The suspect and the scene
-Il Tempo
We'll just call this the latest report from the Milan daily blotter. It is an all-too-familiar story in Italy's 2nd-largest city, which is also number 1 in crime. The only difference this time is that while the perp is a migrant from Algeria, his victim is also an Arab, a young woman from Morocco who was just minding her own business socializing with friends while awaiting a train back home from Milan's Pizza Duomo. According to the complaint, she was sitting on a bench at the Duomo metro stop talking to a friend, also from Morocco, when she was accosted by 27-year-old Mohamed Saidi, from Algeria. The man reportedly approached the victim and asked her what the F she was looking at, also reportedly stating, "I am a Muslim!" before attacking her and leaving her bleeding and scarred.
Reportedly, the man had just been released from custody hours before, after being given an expedited trial for breaking into a car during the early morning hours of July 9,
The article below from Il Tempo is translated by Fousesquawk. According to other news reports from Il Tempo, Saidi punched the woman in the face.
"What are you looking at? I am a Muslim!" Investigation into radicalization of the attacker
July 10, 2026
"I thought I was going to die. I couldn't see anything, and the blood kept me from breathing." The victim, a 22-year-old, originally from Morocco, recounted her story in filing a complaint against Mohamed Saidi, a 27-year-old Algerian, arrested for having attacked and scarred her at the Duomo metro stop in Milan. The young woman recounts her afternoon in the city center: a casual meeting with a co-national in Duomo Square, one hour before the attack. Then a shopping walk in a group, and finally, entering the Duomo station, still in a group. And here, while she was seated with a friend on a bench awaiting the train direct to Comasina, "suddenly, a man I had never seen before addressed me in Arabic and in an intimidating tone exclaimed: 'What the f--- are you looking at?"' The 22-year-old answered him in Arabic, explaining that, " My look was actually directed at my friend." Saidi, however, did not believe her and shouted a series of scathing insults. The young woman, frightened, asks him to leave and tells him that if he didn't leave, she would call the police.

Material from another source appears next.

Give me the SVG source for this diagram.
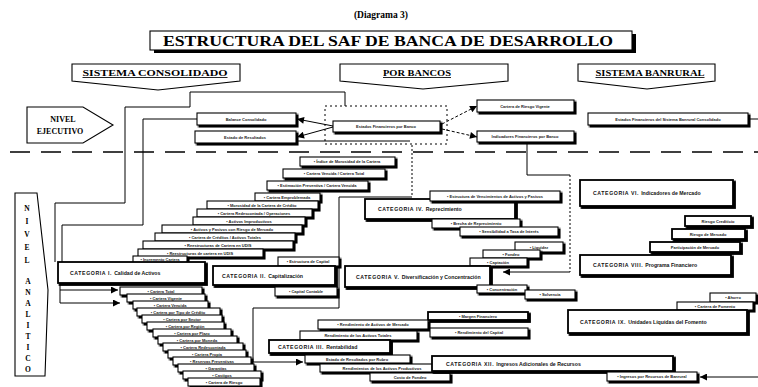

The Ros (Carabinieri Special Operative Group) Anti-Terrorism Unit in Milan is conducting checks throughout Europe through Interpol as to "a possible involvement in radicalized circles" on the part of Mohamed Saidi, the 27-year-old Algerian arrested for having attacked and scarred a 22-year-old young woman at the Duomo metro stop. That is how the arrest report by local police reads. A few hours before the attack, Saida had been released from custody with a ban on residing in Milan following an expedited trial held at the Palace of Justice less than one kilometer from Duomo Square. The arrest, which took place a few hours earlier, around 4 am between 8 and 9 July, was for theft from the interior of a car parked in Argentina Square. It was the first time the 27-year-old Algerian, who was listed as having no fixed abode and no criminal record, was documented in our country.